REPUBLIKA.CO.ID, JAKARTA -- Ketua Umum Ikatan Ahli Sarjana Ekonomi Indonesia Darmin Nasution mengatakan lesunya harga komoditas di pasar global telah secara signifikan menurunkan pendapatan dan daya konsumsi masyarakat Indonesia. Hal itu terutama terjadi di daerah luar Pulau Jawa, yang pergerakan ekonominya sangat mengandalkan ekspor komoditas dan bahan mentah.
"Harga komoditas sangat berpengaruh bagi penduduk di Pulau Kalimantan dan Sumatera. Bahkan kita melihat ekspor hasil tambang mencatatkan pertumbuhan negatif di beberapa daerah, seperti Riau dan Kalimantan Timur," ujar Darmin dalam "Silaturahmi dengan Dunia Usaha, Presiden Menjawab Tantangan Ekonomi" di Jakarta, Kamis (9/7).
Imbas negatif itu sangat terasa ke Indonesia, ujar Darmin, karena sejak 2006, sektor usaha dan industri lebih mengandalkan ekspor komoditas dibandingkan menggiatkan industri manufaktur. "Akhirnya ketika (harga komoditas) turun, itu sangat mempengaruhi penghasilan orang Indonesia," kata Mantan Gubernur Bank Indonesia itu.

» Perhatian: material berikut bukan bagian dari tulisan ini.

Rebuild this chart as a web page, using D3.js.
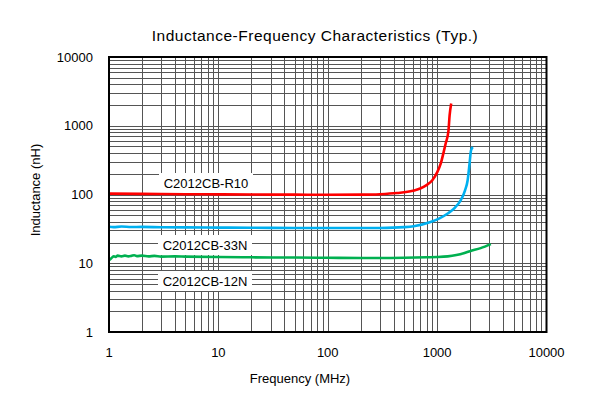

Darmin melanjutkan dengan penurunan harga komoditas itu, konsumsi domestik, yakni konsumsi masyarakat dan swasta pun terganggu. Mengutip statistik Bank Indonesia, dia menyebut, konsumsi dunia usaha dan masyarakat telah turun, terindikasi dari merahnya indikator penjualan semen, bahan baku industri, dan penjualan kendaraan bermotor.
Ketika tren pelambatan ekonomi domestik terus terjadi, ujar Darmin, stimulus dari kebijakan fiskal pemerintah adalah yang sangat diharapkan oleh dunia usaha dan masyarakat. Namun, kata dia, tidak dapat dinafikkan bahwa realisasi program-program yang dibiayai Anggaran Pendapatan dan Belanja Negara Perubahan 2015 juga sangat terlambat. Keterlambatan realisasi anggaran pemerintah itu menyebabkan upaya antisipasi pelambatan ekonomi global menjadi tidak maksimal.
"Kementerian PUPR dan Perhubungan mencatatkan realisasi pengeluaran yang masih di bawah tahun lalu, sementara masih ada beban target pajak yang tinggi," kata dia.
Realisasi belanja pemerintah pusat dari APBNP 2015 tercatat 33,1 persen hingga semester I 2015. Sementara target pertumbuhan ekonomi Indonesia dipatok 5,7 persen sesuai APBNP 2015, namun pertumbuhan di triwulan I hanya mencatatkan 4,71 persen.
Di sisi lain, berbagai lembaga keuangan internasional telah menurunkan proyeksi pertumbuhan ekonomi Indonesia, didorong oleh keberlanjutan pelambatan ekonomi global, dan realisasi pertumbuhan ekonomi triwulan I 2015 yang di jauh di bawah ekspektasi.